The possibility of shortages caused the influential traditional chief of Kano, Ado Bayero to call on the Nigerian government to use its strategic food reserves to off-set the shortage in the market.

Bayero made this appeal during his message last week to mark the end of the Islamic holy month of Ramadan.

The shortage of grains in Dawanau will affect not only northern Nigeria but will have a ripple effect on other countries in the region including Niger, Ghana, Togo, Benin, Cameroon and Mali as well as Central African Republic whose merchants patronize the market, Koya said.

The major grains found in Dawanau market are sorghum, millet, maize, cowpea, wheat, groundnuts, dried cassava and sesame.

The situation in northern Nigeria comes as the world celebrates World Food Day with the UN's Food and Agricultural Organisation (FAO) warning of possible food shortages in some regions of the world.
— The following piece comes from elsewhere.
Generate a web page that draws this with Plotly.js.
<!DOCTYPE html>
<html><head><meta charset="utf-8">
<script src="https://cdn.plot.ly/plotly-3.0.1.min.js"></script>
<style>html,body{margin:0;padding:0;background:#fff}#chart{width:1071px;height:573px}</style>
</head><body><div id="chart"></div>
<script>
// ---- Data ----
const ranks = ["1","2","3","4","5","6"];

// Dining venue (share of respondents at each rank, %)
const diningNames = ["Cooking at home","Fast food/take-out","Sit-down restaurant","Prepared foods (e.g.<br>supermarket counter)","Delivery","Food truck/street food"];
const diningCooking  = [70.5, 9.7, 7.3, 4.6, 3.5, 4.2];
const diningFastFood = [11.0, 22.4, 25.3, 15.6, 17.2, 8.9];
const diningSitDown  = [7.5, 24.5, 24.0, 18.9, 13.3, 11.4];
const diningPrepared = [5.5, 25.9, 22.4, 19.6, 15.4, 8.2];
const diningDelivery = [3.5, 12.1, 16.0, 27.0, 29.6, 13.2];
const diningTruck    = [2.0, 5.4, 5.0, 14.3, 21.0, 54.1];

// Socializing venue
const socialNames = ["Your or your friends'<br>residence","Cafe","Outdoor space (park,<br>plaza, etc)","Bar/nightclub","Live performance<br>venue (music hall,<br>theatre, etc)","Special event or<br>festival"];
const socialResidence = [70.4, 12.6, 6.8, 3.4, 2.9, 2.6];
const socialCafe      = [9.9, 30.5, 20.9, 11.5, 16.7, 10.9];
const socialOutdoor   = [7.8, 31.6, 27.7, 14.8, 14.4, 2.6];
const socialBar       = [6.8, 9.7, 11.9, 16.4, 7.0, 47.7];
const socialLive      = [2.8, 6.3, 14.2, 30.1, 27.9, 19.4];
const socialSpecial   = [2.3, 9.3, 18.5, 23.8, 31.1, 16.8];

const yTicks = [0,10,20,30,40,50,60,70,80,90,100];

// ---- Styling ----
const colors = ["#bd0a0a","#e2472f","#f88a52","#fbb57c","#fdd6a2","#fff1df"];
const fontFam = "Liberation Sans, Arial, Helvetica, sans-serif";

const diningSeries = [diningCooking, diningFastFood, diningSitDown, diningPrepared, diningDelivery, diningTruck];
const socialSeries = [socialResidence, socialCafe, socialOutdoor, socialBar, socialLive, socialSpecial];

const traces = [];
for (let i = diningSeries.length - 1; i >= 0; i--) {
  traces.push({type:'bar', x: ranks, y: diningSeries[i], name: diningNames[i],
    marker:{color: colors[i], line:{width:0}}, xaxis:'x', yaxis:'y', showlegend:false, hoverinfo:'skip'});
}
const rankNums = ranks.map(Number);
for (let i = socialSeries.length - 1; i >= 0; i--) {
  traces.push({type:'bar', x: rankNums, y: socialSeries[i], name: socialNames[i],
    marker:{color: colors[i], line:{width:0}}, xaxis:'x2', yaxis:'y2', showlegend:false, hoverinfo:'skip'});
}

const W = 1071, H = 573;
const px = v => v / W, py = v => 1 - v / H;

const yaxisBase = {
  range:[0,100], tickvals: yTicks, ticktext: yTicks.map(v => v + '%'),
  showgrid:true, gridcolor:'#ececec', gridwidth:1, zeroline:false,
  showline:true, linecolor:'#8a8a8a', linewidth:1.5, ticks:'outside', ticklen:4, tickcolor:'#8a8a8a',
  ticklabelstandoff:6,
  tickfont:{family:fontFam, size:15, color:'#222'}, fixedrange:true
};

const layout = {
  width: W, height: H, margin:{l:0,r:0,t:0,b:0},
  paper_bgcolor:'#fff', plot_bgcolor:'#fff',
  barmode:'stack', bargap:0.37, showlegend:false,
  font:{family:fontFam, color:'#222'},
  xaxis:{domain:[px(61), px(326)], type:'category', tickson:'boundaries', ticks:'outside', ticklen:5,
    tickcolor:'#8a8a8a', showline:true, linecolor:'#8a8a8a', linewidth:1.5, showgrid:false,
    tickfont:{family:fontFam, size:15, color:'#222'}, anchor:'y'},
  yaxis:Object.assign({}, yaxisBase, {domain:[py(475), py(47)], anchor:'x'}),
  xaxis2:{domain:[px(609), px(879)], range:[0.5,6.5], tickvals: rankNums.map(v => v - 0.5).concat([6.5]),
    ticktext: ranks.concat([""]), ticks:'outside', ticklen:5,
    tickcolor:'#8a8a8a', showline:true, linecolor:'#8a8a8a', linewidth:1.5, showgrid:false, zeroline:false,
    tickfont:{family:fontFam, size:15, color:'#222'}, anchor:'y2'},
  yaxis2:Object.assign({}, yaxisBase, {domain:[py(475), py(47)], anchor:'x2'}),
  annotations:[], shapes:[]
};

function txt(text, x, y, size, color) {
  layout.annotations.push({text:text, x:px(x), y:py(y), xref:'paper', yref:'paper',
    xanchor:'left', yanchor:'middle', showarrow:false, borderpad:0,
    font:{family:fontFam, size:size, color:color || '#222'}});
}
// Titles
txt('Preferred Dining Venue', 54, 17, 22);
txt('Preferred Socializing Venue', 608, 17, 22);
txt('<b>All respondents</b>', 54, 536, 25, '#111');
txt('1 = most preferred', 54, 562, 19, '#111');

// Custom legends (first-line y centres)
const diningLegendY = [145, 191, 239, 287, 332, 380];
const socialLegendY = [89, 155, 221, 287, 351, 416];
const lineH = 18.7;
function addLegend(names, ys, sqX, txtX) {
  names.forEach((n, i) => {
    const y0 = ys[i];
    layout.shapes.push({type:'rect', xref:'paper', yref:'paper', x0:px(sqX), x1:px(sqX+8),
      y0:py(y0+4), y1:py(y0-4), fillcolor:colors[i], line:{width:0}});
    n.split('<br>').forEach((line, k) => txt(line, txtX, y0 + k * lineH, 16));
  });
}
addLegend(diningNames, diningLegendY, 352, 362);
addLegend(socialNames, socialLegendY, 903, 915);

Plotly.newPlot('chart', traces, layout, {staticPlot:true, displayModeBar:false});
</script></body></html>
In northern Nigeria rain usually falls for four months, between May and August but this year had less than three months of rain and it came later than usual.

"It is still too early to conclude that there is going to be food shortage.

"We are waiting for the report of the experts we sent to every corner of the state to assess the impact of the rain shortage and the locusts on farm yields before we can come up with an informed analysis," Musa Suleiman Shanono, Kano's agriculture commissioner, told AFP in his office.